How might this be a useful model for others?

I have had the privilege of creating, and then leading, an incredible community of faculty, students and staff as they have invented a new graduate educational program training business leaders for a purpose-focused economy. This work has been centered around five pillars:

Baked in, not bolted on. Sustainability business leaders need to seize sustainability revenue, cost and innovation advantages, across all functional areas of business. So all courses need to integrate a sustainability perspective.

Practitioner faculty. There is a large talent pool of intellectually engaged, experienced professionals, who are at the leading edge of sustainable business, and can create powerful faculties.

Experiential education. Sustainable business is a problem-solving discipline. Integrate project-based learning, consulting opportunities and real-world exercises wherever possible.

Individualized Career Support. Students have a variety of career interests in sectors ranging across fashion, food systems, finance, energy and more. Career success means working with students on a one-on-one basis, from vision to storytelling to networking and through the interview process.

Justice-Centered Culture.

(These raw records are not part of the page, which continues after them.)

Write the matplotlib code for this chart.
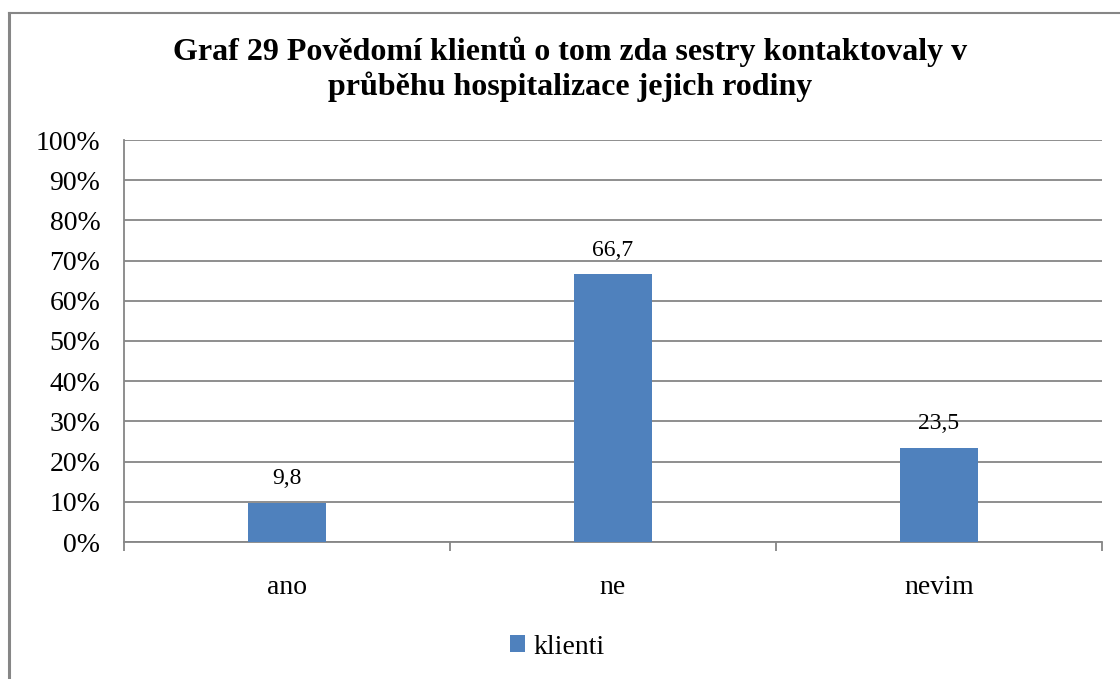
#!/usr/bin/env python3
import matplotlib
matplotlib.use("Agg")
import matplotlib.pyplot as plt
from matplotlib.lines import Line2D
from matplotlib.ticker import PercentFormatter

# data
categories = ["ano", "ne", "nevim"]
klienti = [9.8, 66.7, 23.5]
value_labels = ["9,8", "66,7", "23,5"]
title = "Graf 29 Povědomí klientů o tom zda sestry kontaktovaly v\nprůběhu hospitalizace jejich rodiny"

W, H = 1120, 679
GRID = "#868686"
BAR = "#4F81BD"

plt.rcParams["font.family"] = ["Liberation Serif", "DejaVu Serif"]

fig = plt.figure(figsize=(W / 100, H / 100), dpi=100)
ax = fig.add_axes([124 / W, (H - 542) / H, 978 / W, 402 / H])

x = list(range(len(categories)))
bars = ax.bar(x, klienti, width=0.24, color=BAR, edgecolor="none", zorder=3,
              label="klienti")

for rect, lab in zip(bars, value_labels):
    ax.annotate(lab, (rect.get_x() + rect.get_width() / 2, rect.get_height()),
                xytext=(0, 9.5), textcoords="offset points",
                ha="center", va="bottom", fontsize=17)

ax.set_xlim(-0.5, len(categories) - 0.5)
ax.set_ylim(0, 100)
ax.set_yticks(range(0, 101, 10))
ax.yaxis.set_major_formatter(PercentFormatter(decimals=0))
ax.tick_params(axis="y", length=0, pad=17, labelsize=20)
ax.grid(axis="y", color=GRID, linewidth=1.3, zorder=0)

ax.set_xticks(x)
ax.set_xticklabels(categories)
ax.tick_params(axis="x", which="major", length=0, pad=24, labelsize=20)
ax.set_xticks([i - 0.5 for i in range(len(categories) + 1)], minor=True)
ax.tick_params(axis="x", which="minor", length=6.5, width=1.3, color=GRID)

for s in ["top", "right"]:
    ax.spines[s].set_visible(False)
ax.spines["left"].set_color(GRID)
ax.spines["bottom"].set_color(GRID)
ax.spines["left"].set_linewidth(1.3)
ax.spines["bottom"].set_linewidth(1.3)

fig.text(570 / W, 1 - 69 / H, title, ha="center", va="center",
         fontsize=23, fontweight="bold", linespacing=1.2)

fig.legend(loc="center", bbox_to_anchor=(557 / W, 1 - 647 / H), frameon=False,
           fontsize=20, handlelength=0.55, handleheight=0.55, handletextpad=0.3)

# chart border (left and top edges visible)
fig.add_artist(Line2D([9 / W, 9 / W], [0, 1 - 13 / H], transform=fig.transFigure,
                      color=GRID, linewidth=2.2))
fig.add_artist(Line2D([9 / W, 1], [1 - 13 / H, 1 - 13 / H], transform=fig.transFigure,
                      color=GRID, linewidth=1.5))

fig.savefig("out.png", dpi=100)
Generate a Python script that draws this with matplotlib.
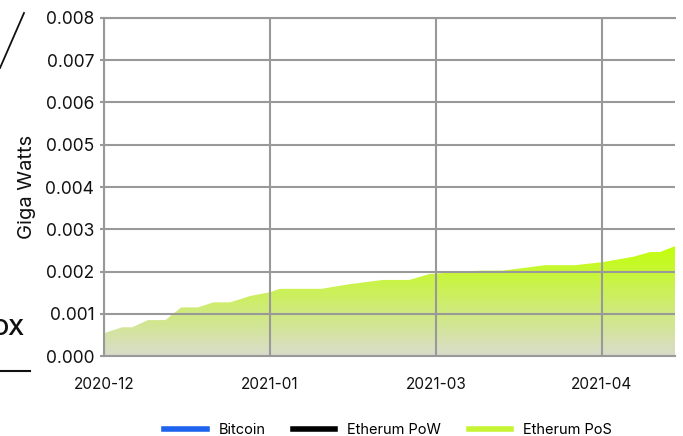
import numpy as np
import matplotlib
matplotlib.use("Agg")
import matplotlib.pyplot as plt
from matplotlib.colors import LinearSegmentedColormap
from matplotlib.lines import Line2D

plt.rcParams['font.family'] = ['Inter', 'DejaVu Sans']

# Data (x in periods; tick labels every 10 periods)
period = [0, 1.1, 1.7, 2.65, 3.7, 4.65, 5.65, 6.6, 7.6, 8.8, 10.0, 10.6, 13.1, 14.8,
          16.8, 18.4, 19.6, 22.7, 24.0, 26.6, 28.4, 30.0, 31.9, 32.9, 33.5, 34.4]
pos_gw = [0.00054, 0.00068, 0.00068, 0.00085, 0.00085, 0.00115, 0.00115, 0.00127,
          0.00127, 0.00142, 0.00151, 0.00159, 0.00159, 0.00170, 0.00180, 0.00180,
          0.00194, 0.00202, 0.00202, 0.00215, 0.00215, 0.00222, 0.00235, 0.00246,
          0.00246, 0.00260]
tick_pos = [0, 10, 20, 30]
tick_labels = ['2020-12', '2021-01', '2021-03', '2021-04']
series_names = ['Bitcoin', 'Etherum PoW', 'Etherum PoS']
series_colors = ['#1d63ed', '#000000', '#c6f432']

W, H = 683, 436
fig = plt.figure(figsize=(W / 100, H / 100), dpi=100)
ax = fig.add_axes([104 / W, (H - 356) / H, (675 - 104) / W, (356 - 18) / H])

xmax = max(period)
ymax_data = max(pos_gw)
poly = ax.fill_between(period, 0, pos_gw, color='none', lw=0)
cmap = LinearSegmentedColormap.from_list('g', ['#d9dccc', '#c2ff08'])
grad = np.linspace(0, 1, 256).reshape(-1, 1)
im = ax.imshow(grad, cmap=cmap, origin='lower', aspect='auto',
               extent=[0, xmax, 0, ymax_data], zorder=1)
im.set_clip_path(poly.get_paths()[0], transform=ax.transData)

ax.set_xlim(0, xmax)
ax.set_ylim(0, 0.008)
ax.set_yticks(np.arange(0, 0.0081, 0.001))
ax.set_yticklabels([f'{v:.3f}' for v in np.arange(0, 0.0081, 0.001)])
ax.set_xticks(tick_pos)
ax.set_xticklabels(tick_labels)

gc = '#999999'
ax.grid(True, color=gc, lw=1.5, zorder=2)
ax.set_axisbelow(False)
for s in ['left', 'bottom', 'top']:
    ax.spines[s].set_color(gc)
    ax.spines[s].set_linewidth(1.5)
ax.spines['right'].set_visible(False)
ax.tick_params(axis='y', colors=gc, length=3, width=1.5, pad=4, labelcolor='#111111', labelsize=12.5)
ax.tick_params(axis='x', length=0, pad=15, labelcolor='#111111', labelsize=11)
ax.set_ylabel('Giga Watts', fontsize=14.5, color='#111111', labelpad=7)

# legend
handles = [Line2D([], [], color=c, lw=4) for c in series_colors]
fig.legend(handles, series_names, loc='center', bbox_to_anchor=(388 / W, 1 - 430 / H),
           ncol=3, frameon=False, fontsize=10.5, handlelength=2.9, handletextpad=0.8,
           columnspacing=1.9)

# page fragments at left edge
fig.add_artist(Line2D([0 / W, 24 / W], [1 - 68 / H, 1 - 13 / H], color='#111111', lw=1.3))
fig.add_artist(Line2D([0 / W, 30 / W], [1 - 370.5 / H, 1 - 370.5 / H], color='#111111', lw=1.5))
fig.text(25 / W, 1 - 335 / H, 'OX', ha='right', va='baseline', fontsize=16,
         fontweight='semibold', color='#111111')

fig.savefig('out.png', dpi=100)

Young people committed to sustainability today rightly demand the training to support truly just and inclusive businesses upon graduation.

I have been very fortunate to be able to build the Bard MBA from the ground up, with a remarkably free-hand granted by a uniquely entrepreneurial institution. This has allowed me to largely sidestep common challenges that PRME colleagues have faced: silos, turf battles, irrelevant institutional requirements and bureaucratic obstacles. Nevertheless, we hope that Bard’s example can provide lessons for leaders at other institutions.